*Exercise objective*: Every line of the listing must be reproduced as it stands. Leave the images behind.

*Supplied information*:
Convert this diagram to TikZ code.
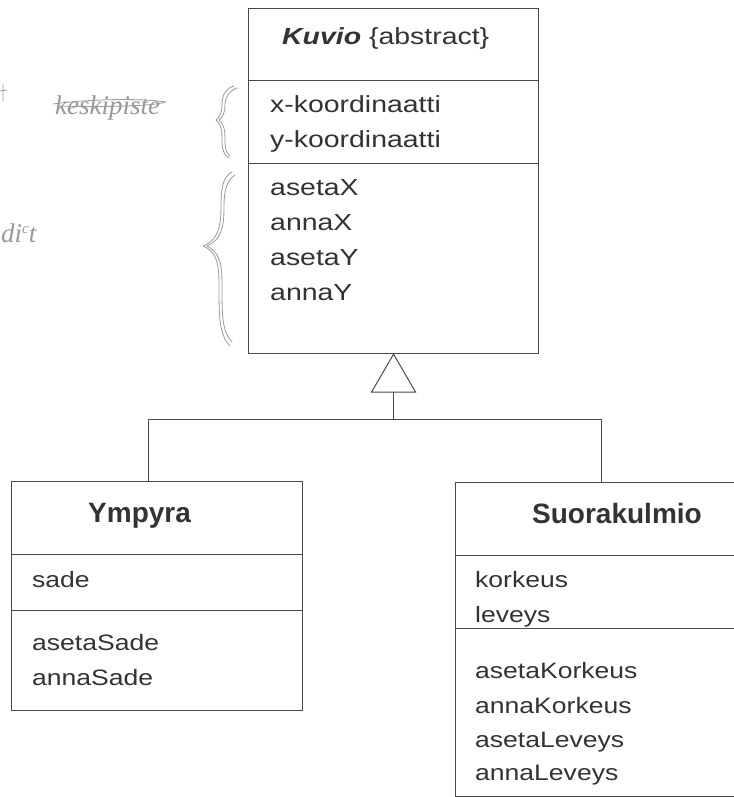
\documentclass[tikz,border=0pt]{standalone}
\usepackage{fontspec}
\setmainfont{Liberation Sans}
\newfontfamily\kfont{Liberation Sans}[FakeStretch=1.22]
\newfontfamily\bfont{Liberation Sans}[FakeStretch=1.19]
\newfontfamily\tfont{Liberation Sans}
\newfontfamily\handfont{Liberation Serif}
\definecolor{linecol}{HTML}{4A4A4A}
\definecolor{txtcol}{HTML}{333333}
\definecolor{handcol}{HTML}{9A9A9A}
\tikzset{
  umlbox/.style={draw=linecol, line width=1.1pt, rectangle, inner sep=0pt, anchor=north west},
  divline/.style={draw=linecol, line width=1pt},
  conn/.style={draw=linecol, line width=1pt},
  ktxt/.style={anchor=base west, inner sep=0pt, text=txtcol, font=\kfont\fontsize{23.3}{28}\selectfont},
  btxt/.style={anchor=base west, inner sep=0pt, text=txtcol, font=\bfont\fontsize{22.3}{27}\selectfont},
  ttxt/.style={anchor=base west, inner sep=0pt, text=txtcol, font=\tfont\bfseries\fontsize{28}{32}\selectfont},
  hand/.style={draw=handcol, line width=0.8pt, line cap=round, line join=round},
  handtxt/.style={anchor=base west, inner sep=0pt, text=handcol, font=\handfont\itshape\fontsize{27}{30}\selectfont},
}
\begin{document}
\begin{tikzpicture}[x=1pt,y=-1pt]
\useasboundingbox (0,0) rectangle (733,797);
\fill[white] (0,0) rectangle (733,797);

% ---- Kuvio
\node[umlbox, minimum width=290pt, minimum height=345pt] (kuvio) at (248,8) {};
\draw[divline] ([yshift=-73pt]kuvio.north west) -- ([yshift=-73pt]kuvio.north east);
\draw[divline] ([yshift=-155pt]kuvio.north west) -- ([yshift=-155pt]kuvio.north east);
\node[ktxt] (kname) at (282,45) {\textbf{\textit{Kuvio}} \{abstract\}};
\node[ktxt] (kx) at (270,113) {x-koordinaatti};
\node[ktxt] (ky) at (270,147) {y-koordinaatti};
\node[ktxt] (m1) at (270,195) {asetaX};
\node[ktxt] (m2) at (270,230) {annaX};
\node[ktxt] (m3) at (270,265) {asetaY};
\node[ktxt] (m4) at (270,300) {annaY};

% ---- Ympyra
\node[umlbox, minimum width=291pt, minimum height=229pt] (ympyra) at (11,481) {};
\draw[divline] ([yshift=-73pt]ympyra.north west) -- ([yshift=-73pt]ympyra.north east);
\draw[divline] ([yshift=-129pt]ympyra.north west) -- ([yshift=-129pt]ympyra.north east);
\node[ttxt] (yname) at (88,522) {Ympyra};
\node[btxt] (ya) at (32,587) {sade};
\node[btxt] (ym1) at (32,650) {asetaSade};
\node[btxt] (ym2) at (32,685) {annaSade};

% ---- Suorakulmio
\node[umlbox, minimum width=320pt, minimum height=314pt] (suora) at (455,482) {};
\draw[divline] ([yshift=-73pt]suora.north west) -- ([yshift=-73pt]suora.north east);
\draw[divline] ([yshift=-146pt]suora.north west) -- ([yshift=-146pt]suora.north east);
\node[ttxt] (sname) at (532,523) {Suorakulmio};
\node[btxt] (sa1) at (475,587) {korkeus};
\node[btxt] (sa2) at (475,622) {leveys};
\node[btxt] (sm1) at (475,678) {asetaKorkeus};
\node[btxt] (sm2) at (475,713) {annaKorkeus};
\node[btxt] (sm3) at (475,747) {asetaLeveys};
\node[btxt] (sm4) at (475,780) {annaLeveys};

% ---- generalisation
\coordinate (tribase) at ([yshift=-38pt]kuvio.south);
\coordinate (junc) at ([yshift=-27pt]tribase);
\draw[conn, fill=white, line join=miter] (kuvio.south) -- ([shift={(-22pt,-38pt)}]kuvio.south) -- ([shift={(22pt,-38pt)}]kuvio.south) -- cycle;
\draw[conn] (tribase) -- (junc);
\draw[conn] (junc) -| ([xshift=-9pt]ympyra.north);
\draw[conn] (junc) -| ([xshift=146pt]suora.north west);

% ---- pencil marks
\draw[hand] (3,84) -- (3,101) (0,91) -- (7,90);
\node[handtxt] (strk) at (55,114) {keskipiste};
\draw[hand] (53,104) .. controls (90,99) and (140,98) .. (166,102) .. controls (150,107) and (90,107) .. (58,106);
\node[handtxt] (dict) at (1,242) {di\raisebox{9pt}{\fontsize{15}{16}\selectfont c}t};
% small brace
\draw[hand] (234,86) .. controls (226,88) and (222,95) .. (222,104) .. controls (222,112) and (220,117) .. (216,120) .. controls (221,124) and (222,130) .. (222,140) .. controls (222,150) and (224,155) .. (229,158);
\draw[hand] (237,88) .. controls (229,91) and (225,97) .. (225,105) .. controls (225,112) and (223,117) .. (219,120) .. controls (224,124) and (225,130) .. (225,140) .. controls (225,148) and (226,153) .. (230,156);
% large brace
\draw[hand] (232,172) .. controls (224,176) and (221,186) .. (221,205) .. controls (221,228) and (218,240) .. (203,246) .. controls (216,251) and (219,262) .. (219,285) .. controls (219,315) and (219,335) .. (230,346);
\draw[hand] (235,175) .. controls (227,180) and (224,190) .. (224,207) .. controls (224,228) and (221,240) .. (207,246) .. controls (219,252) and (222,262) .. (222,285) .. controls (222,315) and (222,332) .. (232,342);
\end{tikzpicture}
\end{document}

*Reply*:
Convert this diagram to TikZ code.
\documentclass[tikz,border=0pt]{standalone}
\usepackage{fontspec}
\setmainfont{Liberation Sans}
\newfontfamily\kfont{Liberation Sans}[FakeStretch=1.22]
\newfontfamily\bfont{Liberation Sans}[FakeStretch=1.19]
\newfontfamily\tfont{Liberation Sans}
\newfontfamily\handfont{Liberation Serif}
\definecolor{linecol}{HTML}{4A4A4A}
\definecolor{txtcol}{HTML}{333333}
\definecolor{handcol}{HTML}{9A9A9A}
\tikzset{
  umlbox/.style={draw=linecol, line width=1.1pt, rectangle, inner sep=0pt, anchor=north west},
  divline/.style={draw=linecol, line width=1pt},
  conn/.style={draw=linecol, line width=1pt},
  ktxt/.style={anchor=base west, inner sep=0pt, text=txtcol, font=\kfont\fontsize{23.3}{28}\selectfont},
  btxt/.style={anchor=base west, inner sep=0pt, text=txtcol, font=\bfont\fontsize{22.3}{27}\selectfont},
  ttxt/.style={anchor=base west, inner sep=0pt, text=txtcol, font=\tfont\bfseries\fontsize{28}{32}\selectfont},
  hand/.style={draw=handcol, line width=0.8pt, line cap=round, line join=round},
  handtxt/.style={anchor=base west, inner sep=0pt, text=handcol, font=\handfont\itshape\fontsize{27}{30}\selectfont},
}
\begin{document}
\begin{tikzpicture}[x=1pt,y=-1pt]
\useasboundingbox (0,0) rectangle (733,797);
\fill[white] (0,0) rectangle (733,797);

% ---- Kuvio
\node[umlbox, minimum width=290pt, minimum height=345pt] (kuvio) at (248,8) {};
\draw[divline] ([yshift=-73pt]kuvio.north west) -- ([yshift=-73pt]kuvio.north east);
\draw[divline] ([yshift=-155pt]kuvio.north west) -- ([yshift=-155pt]kuvio.north east);
\node[ktxt] (kname) at (282,45) {\textbf{\textit{Kuvio}} \{abstract\}};
\node[ktxt] (kx) at (270,113) {x-koordinaatti};
\node[ktxt] (ky) at (270,147) {y-koordinaatti};
\node[ktxt] (m1) at (270,195) {asetaX};
\node[ktxt] (m2) at (270,230) {annaX};
\node[ktxt] (m3) at (270,265) {asetaY};
\node[ktxt] (m4) at (270,300) {annaY};

% ---- Ympyra
\node[umlbox, minimum width=291pt, minimum height=229pt] (ympyra) at (11,481) {};
\draw[divline] ([yshift=-73pt]ympyra.north west) -- ([yshift=-73pt]ympyra.north east);
\draw[divline] ([yshift=-129pt]ympyra.north west) -- ([yshift=-129pt]ympyra.north east);
\node[ttxt] (yname) at (88,522) {Ympyra};
\node[btxt] (ya) at (32,587) {sade};
\node[btxt] (ym1) at (32,650) {asetaSade};
\node[btxt] (ym2) at (32,685) {annaSade};

% ---- Suorakulmio
\node[umlbox, minimum width=320pt, minimum height=314pt] (suora) at (455,482) {};
\draw[divline] ([yshift=-73pt]suora.north west) -- ([yshift=-73pt]suora.north east);
\draw[divline] ([yshift=-146pt]suora.north west) -- ([yshift=-146pt]suora.north east);
\node[ttxt] (sname) at (532,523) {Suorakulmio};
\node[btxt] (sa1) at (475,587) {korkeus};
\node[btxt] (sa2) at (475,622) {leveys};
\node[btxt] (sm1) at (475,678) {asetaKorkeus};
\node[btxt] (sm2) at (475,713) {annaKorkeus};
\node[btxt] (sm3) at (475,747) {asetaLeveys};
\node[btxt] (sm4) at (475,780) {annaLeveys};

% ---- generalisation
\coordinate (tribase) at ([yshift=-38pt]kuvio.south);
\coordinate (junc) at ([yshift=-27pt]tribase);
\draw[conn, fill=white, line join=miter] (kuvio.south) -- ([shift={(-22pt,-38pt)}]kuvio.south) -- ([shift={(22pt,-38pt)}]kuvio.south) -- cycle;
\draw[conn] (tribase) -- (junc);
\draw[conn] (junc) -| ([xshift=-9pt]ympyra.north);
\draw[conn] (junc) -| ([xshift=146pt]suora.north west);

% ---- pencil marks
\draw[hand] (3,84) -- (3,101) (0,91) -- (7,90);
\node[handtxt] (strk) at (55,114) {keskipiste};
\draw[hand] (53,104) .. controls (90,99) and (140,98) .. (166,102) .. controls (150,107) and (90,107) .. (58,106);
\node[handtxt] (dict) at (1,242) {di\raisebox{9pt}{\fontsize{15}{16}\selectfont c}t};
% small brace
\draw[hand] (234,86) .. controls (226,88) and (222,95) .. (222,104) .. controls (222,112) and (220,117) .. (216,120) .. controls (221,124) and (222,130) .. (222,140) .. controls (222,150) and (224,155) .. (229,158);
\draw[hand] (237,88) .. controls (229,91) and (225,97) .. (225,105) .. controls (225,112) and (223,117) .. (219,120) .. controls (224,124) and (225,130) .. (225,140) .. controls (225,148) and (226,153) .. (230,156);
% large brace
\draw[hand] (232,172) .. controls (224,176) and (221,186) .. (221,205) .. controls (221,228) and (218,240) .. (203,246) .. controls (216,251) and (219,262) .. (219,285) .. controls (219,315) and (219,335) .. (230,346);
\draw[hand] (235,175) .. controls (227,180) and (224,190) .. (224,207) .. controls (224,228) and (221,240) .. (207,246) .. controls (219,252) and (222,262) .. (222,285) .. controls (222,315) and (222,332) .. (232,342);
\end{tikzpicture}
\end{document}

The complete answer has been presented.